On remarquera dans cette Revue de la Critique le silence des grandes Revues et de certains grands quotidiens : Le Journal des Débats, le Figaro, le Gil Blas, la Revue de Paris, la Revue des Deux Mondes, la Revue Blanche, etc. ; nous croyons en avoir découvert la raison : Paul Meurice avait donné à la Grande Revue la primeur des Lettres à la Fiancée. De novembre 1900 au 1er février 1901, la Grande Revue avait fait paraître en entier tout le volume ; en conséquence, à la publication en librairie, les principaux confrères s’abstinrent.

Et puis, les Lettres à la Fiancée n’offraient pas l’attrait d’un drame, d’un volume de vers ou d’un roman ; c’était bien un roman pourtant, mais un roman si uni, si chaste, si vertueux qu’il ne donnait prise à aucune controverse, à aucune polémique ; il fallait pour l’apprécier une âme de poète ou de femme ; ces âmes-là en général n’ont pas le monopole de la publicité.


La Libre parole.

28 février 1901.

Non signé.

Les Lettres à la Fiancée de Victor Hugo ont paru le 26 février, 99e anniversaire de sa naissance. Rien de frais et de charmant comme l’amour ingénu de ce jeune cœur déjà si ardemment passionné. Ces lettres, qu’adolescent il écrivait sans aucun souci de style, pour n’être lues que de la toute jeune fille qui devait être sa femme, nous montrent sous un aspect nouveau la physionomie du grand poète.


Le Rappel,

1er mars 1901.

Lucien-Victor Meunier.

Les Lettres à la Fiancée... À les lire, on éprouve un sentiment singulier.

En 1820 Victor Hugo avait dix-huit ans ; il était, comme il le dit lui-même, absolument vierge de corps et d’âme ; avec une fougue superbe à force de candeur il s’abandonnait aux illusions d’un premier amour.
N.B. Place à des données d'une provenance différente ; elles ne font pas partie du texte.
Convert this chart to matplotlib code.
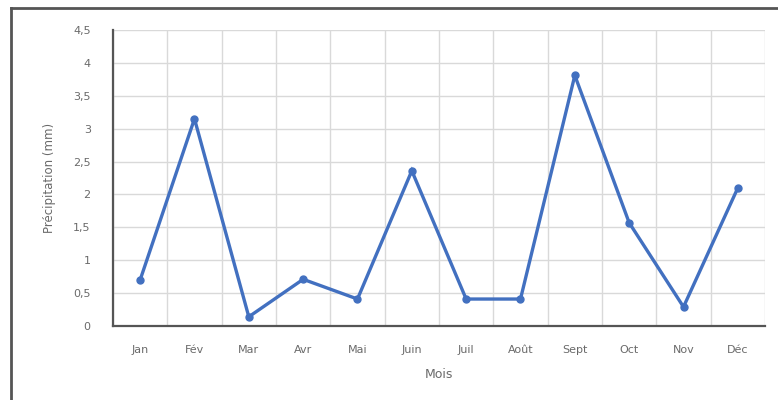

... Ce qui est remarquable, c’est que les Lettres à la Fiancée sont bien plutôt d’un poète que d’un amoureux. Il n’y est, bien entendu, question que d’amour, mais cet amour semble surtout cérébral, fait d’imagination. Visiblement, Victor Hugo quand il les écrivait, faisait effort pour nourrir, pour exagérer ces illusions qui lui étaient chères.

... Mais si on lit avec attention, une autre impression se dégage nettement ; on se rend compte que Victor Hugo n’était pas tellement dupe de lui-même, qu’à travers les riches vêtements dont son imagination ardente recouvrait l’idole, il voyait fort bien la vérité.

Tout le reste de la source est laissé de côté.